As Rodchenkov tells it, Russia’s FSB (the successor of the KGB) was involved in the scam itself--they opened the allegedly unopenable bottles to swap in clean urine without a trace. Blow the whistle on a project like that and you know two things: 1) people knew about the scam at very high levels of the Russian government and 2) the people at the FSB won’t like it. Julia Ioffe writing in the Atlantic:
“Grigory came to the United States only after a friend of his from the Kremlin told him that the FSB is coming to kill him, that they were going to stage his suicide,” [his attorney Jim] Walden told me.
Shortly after arriving in the United States, Rodchenkov learned that one of his colleagues, former Russian anti-doping agency chief Nikita Kamaev, died under mysterious circumstances. Like many observers, Rodchenkov was convinced it wasn’t of natural causes: Kamaev had been writing a tell-all book about the Russian government’s athletic doping programs.
Will Hobson of the Washington Post writes: “The former head of Russia’s Olympic committee has said Rodchenkov should be shot; two of his former colleagues at Russia’s anti-doping agency have died under suspicious circumstances; and his lawyers believe that Moscow has agents in America searching for Rodchenkov.”
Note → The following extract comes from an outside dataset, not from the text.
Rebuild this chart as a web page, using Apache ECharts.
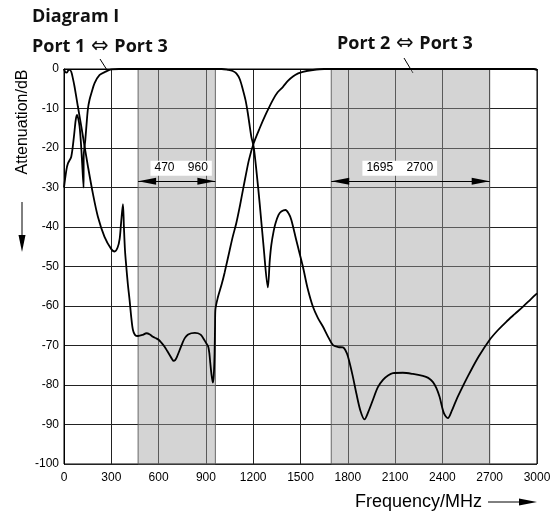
<!DOCTYPE html>
<html><head><meta charset="utf-8">
<script src="https://cdn.jsdelivr.net/npm/echarts@6/dist/echarts.min.js"></script>
<style>html,body{margin:0;padding:0;background:#fff}#c{width:555px;height:518px}</style>
</head><body><div id="c"></div>
<script>
// ---- data ----
const diagramTitle = 'Diagram I';
const seriesNames = ['Port 1 \u21D4 Port 3', 'Port 2 \u21D4 Port 3'];
const xTitle = 'Frequency/MHz';
const yTitle = 'Attenuation/dB';
const xRange = [0, 3000, 300];
const yRange = [-100, 0, 10];
const bands = [[470, 960], [1695, 2700]];
const bandArrowLevel = -28.4;

const port13 = [
  [0,-30],[15,-25.6],[25,-23.9],[46,-22.2],[63,-17.1],[74,-13],[82,-11.6],[90,-12.5],[99,-14.6],[107,-18.5],[114,-23],[124,-30],
  [125,-22],[135,-18],[145,-13],[152,-10],[162,-7.8],[173,-6.2],[194,-3.6],[226,-1.5],[268,-0.6],[300,-0.1],[350,0],
  [1000,0],[1038,-0.2],[1070,-0.5],[1093,-1.1],[1115,-2.6],[1135,-5.3],[1152,-8],[1166,-11.2],[1188,-17.1],[1203,-19.7],
  [1220,-25.6],[1241,-34],[1266,-45],[1293,-55.3],[1305,-48.5],[1315,-44.5],[1330,-41],[1342,-39],[1360,-37],[1378,-36.1],
  [1405,-35.7],[1425,-36.6],[1442,-38.2],[1473,-43.3],[1515,-50],[1545,-55.5],[1579,-60.2],[1610,-63],[1642,-65.2],[1675,-67.8],
  [1706,-69.9],[1740,-70.4],[1769,-70.5],[1785,-71.2],[1801,-72.8],[1830,-77.5],[1854,-82.1],[1880,-86.5],[1906,-88.7],
  [1930,-86.8],[1959,-83.8],[1990,-80.6],[2023,-78.7],[2055,-77.6],[2086,-77],[2149,-76.9],[2213,-77.2],[2276,-77.7],
  [2310,-78.2],[2339,-79.2],[2362,-80.8],[2382,-83],[2410,-87.2],[2435,-88.4],[2460,-86.5],[2488,-83.8],[2530,-80.3],
  [2572,-77],[2630,-72.8],[2699,-68.6],[2750,-66.2],[2805,-64],[2860,-62],[2910,-60.2],[2960,-58.3],[3000,-56.8]
];
const port23 = [
  [0,0],[8,-0.8],[18,-0.9],[28,-0.3],[36,-0.2],[46,-0.7],[56,-2.3],[67,-4.5],[88,-9.5],[110,-14.6],[131,-19.7],[152,-24.7],
  [183,-31.5],[215,-37.4],[257,-42.5],[300,-45.6],[321,-46.2],[340,-45.2],[353,-43],[362,-39],[374,-34.2],[380,-40],
  [387,-46],[395,-50],[405,-54.5],[416,-58.5],[427,-63],[437,-66],[450,-67.3],[469,-67.6],[500,-67.3],[522,-66.9],
  [545,-67.2],[564,-67.8],[585,-68.2],[602,-68.6],[620,-69.4],[638,-70.3],[655,-71.4],[670,-72.4],[685,-73.4],[695,-73.9],
  [705,-73.7],[715,-73],[733,-71.2],[750,-69.5],[765,-68.2],[785,-67.3],[807,-66.9],[830,-66.8],[849,-66.9],[870,-67.4],
  [890,-68.6],[905,-69.6],[915,-70.3],[922,-72],[928,-74.5],[936,-77.5],[944,-79.4],[950,-77.5],[955,-72],[958,-65],
  [960,-61],[976,-57.8],[1000,-54.5],[1019,-51.5],[1050,-46],[1070,-42.5],[1093,-39],[1115,-34.8],[1135,-30.6],[1155,-26.5],
  [1173,-23],[1203,-18.8],[1241,-15],[1283,-11.2],[1325,-7.8],[1355,-5.9],[1389,-4.5],[1420,-3],[1452,-1.9],[1485,-1.1],
  [1515,-0.7],[1579,-0.25],[1650,0],[2980,0],[3000,-0.3]
];

// ---- chart ----
const chart = echarts.init(document.getElementById('c'), null, {renderer: 'canvas'});
const axisFont = {fontFamily: 'Liberation Sans, Arial, sans-serif', fontSize: 12, color: '#000'};
const gridCol = '#222';

const leftArrow = 'path://M0,5 L18,0 L18,10 Z';
const rightArrow = 'path://M18,5 L0,0 L0,10 Z';

function bandMarks() {
  const pts = [], lines = [];
  bands.forEach((b, i) => {
    lines.push([{coord: [b[0], bandArrowLevel]}, {coord: [b[1], bandArrowLevel]}]);
    pts.push({coord: [b[0], bandArrowLevel], symbol: leftArrow, symbolSize: [18, 7], symbolOffset: [9, 0], label: {show: false}});
    pts.push({coord: [b[1], bandArrowLevel], symbol: rightArrow, symbolSize: [18, 7], symbolOffset: [-9, 0], label: {show: false}});
    const cx = i === 0 ? (b[0] + b[1]) / 2 + 28 : (b[0] + b[1]) / 2 - 68;
    pts.push({coord: [cx, -25.1], symbol: 'rect', symbolSize: 0,
      label: {show: true, position: 'inside', formatter: b[0] + '    ' + b[1], color: '#000',
        fontFamily: 'Liberation Sans, Arial, sans-serif', fontSize: 12, backgroundColor: '#fff', padding: [2, 4, 1, 4]}});
  });
  return {pts, lines};
}
const bm = bandMarks();

const titleRich = {
  t: {fontFamily: '"Open Sans", Lato, sans-serif', fontWeight: 'bold', fontSize: 18, fill: '#111', color: '#111'},
  a: {fontFamily: '"DejaVu Sans", sans-serif', fontSize: 21, fill: '#111', color: '#111', padding: [0, 1, 0, 1]}
};
function richTitle(s) {
  const parts = s.split('\u21D4');
  return '{t|' + parts[0] + '}{a|\u21D4}{t|' + parts[1] + '}';
}

chart.setOption({
  animation: false,
  backgroundColor: '#fff',
  grid: {left: 64, right: 18, top: 69, bottom: 54, show: true, borderColor: '#000', borderWidth: 1, backgroundColor: 'transparent'},
  xAxis: {
    type: 'value', min: xRange[0], max: xRange[1], interval: xRange[2],
    axisLine: {show: true, lineStyle: {color: '#000', width: 1}},
    axisTick: {show: false},
    axisLabel: Object.assign({margin: 8, formatter: v => String(v)}, axisFont),
    splitLine: {show: true, lineStyle: {color: gridCol, width: 1}}
  },
  yAxis: {
    type: 'value', min: yRange[0], max: yRange[1], interval: yRange[2],
    axisLine: {show: true, lineStyle: {color: '#000', width: 1}},
    axisTick: {show: false},
    axisLabel: Object.assign({margin: 5, formatter: v => String(v)}, axisFont),
    splitLine: {show: true, lineStyle: {color: gridCol, width: 1}}
  },
  series: [
    {
      name: 'bands', type: 'line', data: [], z: 1, silent: true,
      markArea: {silent: true, itemStyle: {color: 'rgba(160,160,160,0.45)', borderColor: 'rgba(90,90,90,0.9)', borderWidth: 1},
        data: bands.map(b => [{xAxis: b[0], yAxis: yRange[0]}, {xAxis: b[1], yAxis: yRange[1]}])}
    },
    {
      name: seriesNames[0], type: 'line', data: port13, showSymbol: false, smooth: 0.3,
      lineStyle: {color: '#000', width: 1.8}, z: 3
    },
    {
      name: seriesNames[1], type: 'line', data: port23, showSymbol: false, smooth: 0.3,
      lineStyle: {color: '#000', width: 1.8}, z: 3
    },
    {
      name: 'annot', type: 'line', data: [], z: 5, silent: true,
      markLine: {silent: true, symbol: ['none', 'none'], label: {show: false}, lineStyle: {color: '#000', width: 1, type: 'solid'}, data: bm.lines},
      markPoint: {silent: true, itemStyle: {color: '#000'}, data: bm.pts}
    }
  ],
  graphic: [
    {type: 'text', left: 32, top: 8, style: {text: diagramTitle, font: 'bold 18px "Open Sans", Lato, sans-serif', fill: '#111'}},
    {type: 'text', left: 32, top: 36, style: {text: richTitle(seriesNames[0]), rich: titleRich}},
    {type: 'text', left: 337, top: 33, style: {text: richTitle(seriesNames[1]), rich: titleRich}},
    {type: 'line', shape: {x1: 100, y1: 59, x2: 107, y2: 70}, style: {stroke: '#000', lineWidth: 1}},
    {type: 'line', shape: {x1: 404, y1: 58, x2: 413, y2: 73}, style: {stroke: '#000', lineWidth: 1}},
    {type: 'text', x: 23, y: 122, rotation: Math.PI / 2, style: {text: yTitle, font: '16px "Liberation Sans", Arial, sans-serif', fill: '#000', align: 'center', verticalAlign: 'middle'}},
    {type: 'line', shape: {x1: 22, y1: 202, x2: 22, y2: 238}, style: {stroke: '#000', lineWidth: 1}},
    {type: 'polygon', shape: {points: [[18.5, 235], [25.5, 235], [22, 252]]}, style: {fill: '#000'}},
    {type: 'text', x: 482, y: 502, style: {text: xTitle, font: '18px "Liberation Sans", Arial, sans-serif', fill: '#000', align: 'right', verticalAlign: 'middle'}},
    {type: 'line', shape: {x1: 488, y1: 502, x2: 522, y2: 502}, style: {stroke: '#000', lineWidth: 1}},
    {type: 'polygon', shape: {points: [[519, 498.5], [519, 505.5], [537, 502]]}, style: {fill: '#000'}}
  ]
});
</script></body></html>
Rodchenkov filed an affidavit in the U.S. alleging all kinds of Russian athletes were doped. Some have been stripped of medals as a result. In response, three biathletes--Olga Zaytseva, Yana Romanova, and Olga Vilukhina--are suing Rodchenkov in New York state court for defaming their good names. Do you want to guess who their lawyer is? Of course, it’s Balber, straying from his area of expertise.
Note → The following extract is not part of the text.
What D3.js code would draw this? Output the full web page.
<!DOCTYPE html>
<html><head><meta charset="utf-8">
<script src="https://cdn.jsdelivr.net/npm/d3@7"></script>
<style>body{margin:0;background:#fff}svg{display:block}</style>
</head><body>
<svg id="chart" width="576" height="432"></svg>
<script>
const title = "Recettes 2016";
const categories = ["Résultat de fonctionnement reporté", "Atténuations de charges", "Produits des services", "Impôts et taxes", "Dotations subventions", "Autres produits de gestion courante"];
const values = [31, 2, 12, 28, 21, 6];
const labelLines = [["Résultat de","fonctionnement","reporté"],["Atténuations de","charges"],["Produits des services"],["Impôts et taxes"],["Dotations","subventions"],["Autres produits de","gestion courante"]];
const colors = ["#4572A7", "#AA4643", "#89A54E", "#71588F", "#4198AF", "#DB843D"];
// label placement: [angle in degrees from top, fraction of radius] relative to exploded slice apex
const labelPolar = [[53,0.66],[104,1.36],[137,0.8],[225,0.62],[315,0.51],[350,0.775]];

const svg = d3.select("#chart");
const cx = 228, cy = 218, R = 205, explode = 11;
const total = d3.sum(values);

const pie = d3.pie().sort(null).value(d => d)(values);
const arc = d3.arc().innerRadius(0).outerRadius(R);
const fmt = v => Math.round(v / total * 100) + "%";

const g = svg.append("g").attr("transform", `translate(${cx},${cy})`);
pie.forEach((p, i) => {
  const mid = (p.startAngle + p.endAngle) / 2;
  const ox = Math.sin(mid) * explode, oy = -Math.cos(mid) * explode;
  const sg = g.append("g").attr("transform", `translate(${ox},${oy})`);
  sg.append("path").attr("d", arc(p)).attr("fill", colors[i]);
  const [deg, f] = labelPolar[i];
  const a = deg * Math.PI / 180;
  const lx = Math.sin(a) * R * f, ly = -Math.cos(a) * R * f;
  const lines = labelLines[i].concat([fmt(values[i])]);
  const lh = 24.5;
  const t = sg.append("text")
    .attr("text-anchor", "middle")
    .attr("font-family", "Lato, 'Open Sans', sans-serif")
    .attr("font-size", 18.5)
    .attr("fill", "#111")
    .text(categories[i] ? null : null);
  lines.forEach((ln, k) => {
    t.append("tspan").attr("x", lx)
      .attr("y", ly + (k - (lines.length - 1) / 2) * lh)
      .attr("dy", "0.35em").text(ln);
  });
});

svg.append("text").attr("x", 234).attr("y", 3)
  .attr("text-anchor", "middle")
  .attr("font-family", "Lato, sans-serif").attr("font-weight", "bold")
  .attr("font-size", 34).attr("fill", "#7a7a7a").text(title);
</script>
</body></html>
The thing is, those Olgas and Yana didn’t find Balber, and they don’t pay his bills. The person paying the bills, or at least the only one who has been publicly identified, is the man who has long run the Russian Biathlon Federation: Prokhorov.
Forget for a moment that key points in Balber’s complaint echo the points of the Kremlin spokesman, Dmitry Peskov. Also forget the irony of an NBA owner -- one of Adam Silver’s 30 bosses --apparently lawyering up on behalf of a sophisticated doping program.
Focus on this: Rodchenkov lives his life on the run, in hiding, with the belief the Russian government is eager to assassinate him. His lawyer, Jim Walden, has a very sinister interpretation of the lawsuit, telling the Times: “It’s a frivolous suit that I believe is intended to flesh out where exactly he is.”
Vladimir Putin himself has weighed in. Here’s Michael Isikoff writing on Huffington Post:
“What are [U.S. intelligence agencies] doing with him there?” Putin said at the December press conference. “Are they giving him some kind of substances so that he says what’s required?”
Shortly after Putin’s comments, Walden said he was warned by U.S. officials that Russian agents may be looking for Rodchenkov in the United States. Walden, a former federal prosecutor, said he is concerned that the lawsuit is in fact in furtherance of that effort — an attempt “to find him through judicial means.”
Finding out what is true about Prokhorov, or any oligarch, is tough. The system is designed to confuse. “Everything,” says one source, “is true and not true.” What seems undeniable, though, is that we have come a long way from orangutans. The stakes are much higher now. If Walden’s allegations are to be believed, I’m sitting in the offices of a man who has filed legal paperwork, funded by an NBA owner, in the service of assassins.
There’s a lot I’d love Scott Balber to help me understand.